What this task involves: Drop every picture, then transcribe the remaining data exactly.

Information supplied:
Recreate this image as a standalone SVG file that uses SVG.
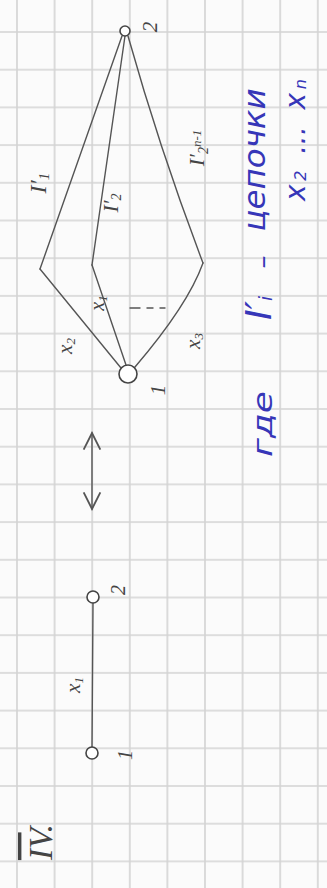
<svg xmlns="http://www.w3.org/2000/svg" width="327" height="888" viewBox="0 0 327 888">
<style>
.pen{fill:none;stroke:#555;stroke-width:1.4;stroke-linecap:round;stroke-linejoin:round}
.node{fill:#fff;stroke:#444;stroke-width:1.6}
.lbl{font-family:"Liberation Serif",serif;font-style:italic;fill:#444}
.ink{font-family:"DejaVu Sans",sans-serif;font-style:italic;fill:#3636b8}
</style>
<defs>
<pattern id="grid" patternUnits="userSpaceOnUse" x="16" y="31" width="37.6" height="37.7">
<path d="M1 0V37.7M0 1H37.6" stroke="#d3d3d3" stroke-width="1.6" fill="none"/>
</pattern>
<marker id="ah" viewBox="0 0 12 12" refX="11" refY="6" markerWidth="20" markerHeight="20" markerUnits="userSpaceOnUse" orient="auto-start-reverse">
<path d="M1 1 L11 6 L1 11" fill="none" stroke="#555" stroke-width="1.1"/>
</marker>
</defs>
<rect width="327" height="888" fill="#fbfbfb"/>
<rect width="327" height="888" fill="url(#grid)"/>

<g id="connectors">
<path class="pen" d="M122 36 L40 269"/>
<path class="pen" d="M125 36 L92 265"/>
<path class="pen" d="M128 36 Q160 150 203 263"/>
<path class="pen" d="M40 269 L121 368"/>
<path class="pen" d="M92 265 L126 365"/>
<path class="pen" d="M203 263 Q188 305 135 367"/>
<path class="pen" d="M93 603 L92 747"/>
<path class="pen" d="M130 308 H140 M147 308 H153 M160 308 H165"/>
<path class="pen" d="M92 433 L92 509" marker-start="url(#ah)" marker-end="url(#ah)"/>
</g>

<g id="node-top-2">
<circle class="node" cx="125" cy="31" r="5"/>
<text class="lbl" transform="translate(150,27) rotate(-90)" text-anchor="middle" dominant-baseline="central" font-size="21">2</text>
</g>
<g id="node-top-1">
<circle class="node" cx="128" cy="374" r="9"/>
<text class="lbl" transform="translate(158,390) rotate(-90)" text-anchor="middle" dominant-baseline="central" font-size="21">1</text>
</g>
<g id="node-bottom-2">
<circle class="node" cx="93" cy="597" r="6"/>
<text class="lbl" transform="translate(118,590) rotate(-90)" text-anchor="middle" dominant-baseline="central" font-size="20">2</text>
</g>
<g id="node-bottom-1">
<circle class="node" cx="92" cy="753" r="6"/>
<text class="lbl" transform="translate(125,755) rotate(-90)" text-anchor="middle" dominant-baseline="central" font-size="20">1</text>
</g>

<g id="edge-labels">
<text class="lbl" transform="translate(38,183) rotate(-90)" text-anchor="middle" dominant-baseline="central" font-size="24">I′<tspan font-size="15" dy="6">1</tspan></text>
<text class="lbl" transform="translate(110,203) rotate(-90)" text-anchor="middle" dominant-baseline="central" font-size="22">I′<tspan font-size="14" dy="6">2</tspan></text>
<text class="lbl" transform="translate(196,148) rotate(-90)" text-anchor="middle" dominant-baseline="central" font-size="22">I′<tspan font-size="14" dy="7">2</tspan><tspan font-size="13" dy="-7">n-1</tspan></text>
<text class="lbl" transform="translate(65,346) rotate(-90)" text-anchor="middle" dominant-baseline="central" font-size="21">x<tspan font-size="13" dy="5">2</tspan></text>
<text class="lbl" transform="translate(97,303) rotate(-90)" text-anchor="middle" dominant-baseline="central" font-size="20">x<tspan font-size="13" dy="5">1</tspan></text>
<text class="lbl" transform="translate(193,341) rotate(-90)" text-anchor="middle" dominant-baseline="central" font-size="21">x<tspan font-size="13" dy="5">3</tspan></text>
<text class="lbl" transform="translate(73,685) rotate(-90)" text-anchor="middle" dominant-baseline="central" font-size="21">x<tspan font-size="13" dy="5">1</tspan></text>
</g>

<g id="title">
<text class="lbl" transform="translate(40,842) rotate(-90)" text-anchor="middle" dominant-baseline="central" font-size="34" font-style="normal"><tspan text-decoration="overline">IV</tspan>.</text>
</g>

<g id="note">
<text class="ink" transform="translate(263,424) rotate(-90)" text-anchor="middle" dominant-baseline="central" font-size="26" textLength="66" lengthAdjust="spacingAndGlyphs">где</text>
<text class="ink" transform="translate(258,308) rotate(-90)" text-anchor="middle" dominant-baseline="central" font-size="36">I′<tspan font-size="18" dy="7">i</tspan></text>
<text class="ink" transform="translate(262,262) rotate(-90)" text-anchor="middle" dominant-baseline="central" font-size="26">–</text>
<text class="ink" transform="translate(254,160) rotate(-90)" text-anchor="middle" dominant-baseline="central" font-size="30" textLength="143" lengthAdjust="spacingAndGlyphs">цепочки</text>
<text class="ink" transform="translate(295,140) rotate(-90)" text-anchor="middle" dominant-baseline="central" font-size="28" textLength="122" lengthAdjust="spacing">x<tspan font-size="16" dy="5">2</tspan><tspan dy="-5"> … </tspan>x<tspan font-size="16" dy="5">n</tspan></text>
</g>
</svg>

Task solution:
Recreate this image as a standalone SVG file that uses SVG.
<svg xmlns="http://www.w3.org/2000/svg" width="327" height="888" viewBox="0 0 327 888">
<style>
.pen{fill:none;stroke:#555;stroke-width:1.4;stroke-linecap:round;stroke-linejoin:round}
.node{fill:#fff;stroke:#444;stroke-width:1.6}
.lbl{font-family:"Liberation Serif",serif;font-style:italic;fill:#444}
.ink{font-family:"DejaVu Sans",sans-serif;font-style:italic;fill:#3636b8}
</style>
<defs>
<pattern id="grid" patternUnits="userSpaceOnUse" x="16" y="31" width="37.6" height="37.7">
<path d="M1 0V37.7M0 1H37.6" stroke="#d3d3d3" stroke-width="1.6" fill="none"/>
</pattern>
<marker id="ah" viewBox="0 0 12 12" refX="11" refY="6" markerWidth="20" markerHeight="20" markerUnits="userSpaceOnUse" orient="auto-start-reverse">
<path d="M1 1 L11 6 L1 11" fill="none" stroke="#555" stroke-width="1.1"/>
</marker>
</defs>
<rect width="327" height="888" fill="#fbfbfb"/>
<rect width="327" height="888" fill="url(#grid)"/>

<g id="connectors">
<path class="pen" d="M122 36 L40 269"/>
<path class="pen" d="M125 36 L92 265"/>
<path class="pen" d="M128 36 Q160 150 203 263"/>
<path class="pen" d="M40 269 L121 368"/>
<path class="pen" d="M92 265 L126 365"/>
<path class="pen" d="M203 263 Q188 305 135 367"/>
<path class="pen" d="M93 603 L92 747"/>
<path class="pen" d="M130 308 H140 M147 308 H153 M160 308 H165"/>
<path class="pen" d="M92 433 L92 509" marker-start="url(#ah)" marker-end="url(#ah)"/>
</g>

<g id="node-top-2">
<circle class="node" cx="125" cy="31" r="5"/>
<text class="lbl" transform="translate(150,27) rotate(-90)" text-anchor="middle" dominant-baseline="central" font-size="21">2</text>
</g>
<g id="node-top-1">
<circle class="node" cx="128" cy="374" r="9"/>
<text class="lbl" transform="translate(158,390) rotate(-90)" text-anchor="middle" dominant-baseline="central" font-size="21">1</text>
</g>
<g id="node-bottom-2">
<circle class="node" cx="93" cy="597" r="6"/>
<text class="lbl" transform="translate(118,590) rotate(-90)" text-anchor="middle" dominant-baseline="central" font-size="20">2</text>
</g>
<g id="node-bottom-1">
<circle class="node" cx="92" cy="753" r="6"/>
<text class="lbl" transform="translate(125,755) rotate(-90)" text-anchor="middle" dominant-baseline="central" font-size="20">1</text>
</g>

<g id="edge-labels">
<text class="lbl" transform="translate(38,183) rotate(-90)" text-anchor="middle" dominant-baseline="central" font-size="24">I′<tspan font-size="15" dy="6">1</tspan></text>
<text class="lbl" transform="translate(110,203) rotate(-90)" text-anchor="middle" dominant-baseline="central" font-size="22">I′<tspan font-size="14" dy="6">2</tspan></text>
<text class="lbl" transform="translate(196,148) rotate(-90)" text-anchor="middle" dominant-baseline="central" font-size="22">I′<tspan font-size="14" dy="7">2</tspan><tspan font-size="13" dy="-7">n-1</tspan></text>
<text class="lbl" transform="translate(65,346) rotate(-90)" text-anchor="middle" dominant-baseline="central" font-size="21">x<tspan font-size="13" dy="5">2</tspan></text>
<text class="lbl" transform="translate(97,303) rotate(-90)" text-anchor="middle" dominant-baseline="central" font-size="20">x<tspan font-size="13" dy="5">1</tspan></text>
<text class="lbl" transform="translate(193,341) rotate(-90)" text-anchor="middle" dominant-baseline="central" font-size="21">x<tspan font-size="13" dy="5">3</tspan></text>
<text class="lbl" transform="translate(73,685) rotate(-90)" text-anchor="middle" dominant-baseline="central" font-size="21">x<tspan font-size="13" dy="5">1</tspan></text>
</g>

<g id="title">
<text class="lbl" transform="translate(40,842) rotate(-90)" text-anchor="middle" dominant-baseline="central" font-size="34" font-style="normal"><tspan text-decoration="overline">IV</tspan>.</text>
</g>

<g id="note">
<text class="ink" transform="translate(263,424) rotate(-90)" text-anchor="middle" dominant-baseline="central" font-size="26" textLength="66" lengthAdjust="spacingAndGlyphs">где</text>
<text class="ink" transform="translate(258,308) rotate(-90)" text-anchor="middle" dominant-baseline="central" font-size="36">I′<tspan font-size="18" dy="7">i</tspan></text>
<text class="ink" transform="translate(262,262) rotate(-90)" text-anchor="middle" dominant-baseline="central" font-size="26">–</text>
<text class="ink" transform="translate(254,160) rotate(-90)" text-anchor="middle" dominant-baseline="central" font-size="30" textLength="143" lengthAdjust="spacingAndGlyphs">цепочки</text>
<text class="ink" transform="translate(295,140) rotate(-90)" text-anchor="middle" dominant-baseline="central" font-size="28" textLength="122" lengthAdjust="spacing">x<tspan font-size="16" dy="5">2</tspan><tspan dy="-5"> … </tspan>x<tspan font-size="16" dy="5">n</tspan></text>
</g>
</svg>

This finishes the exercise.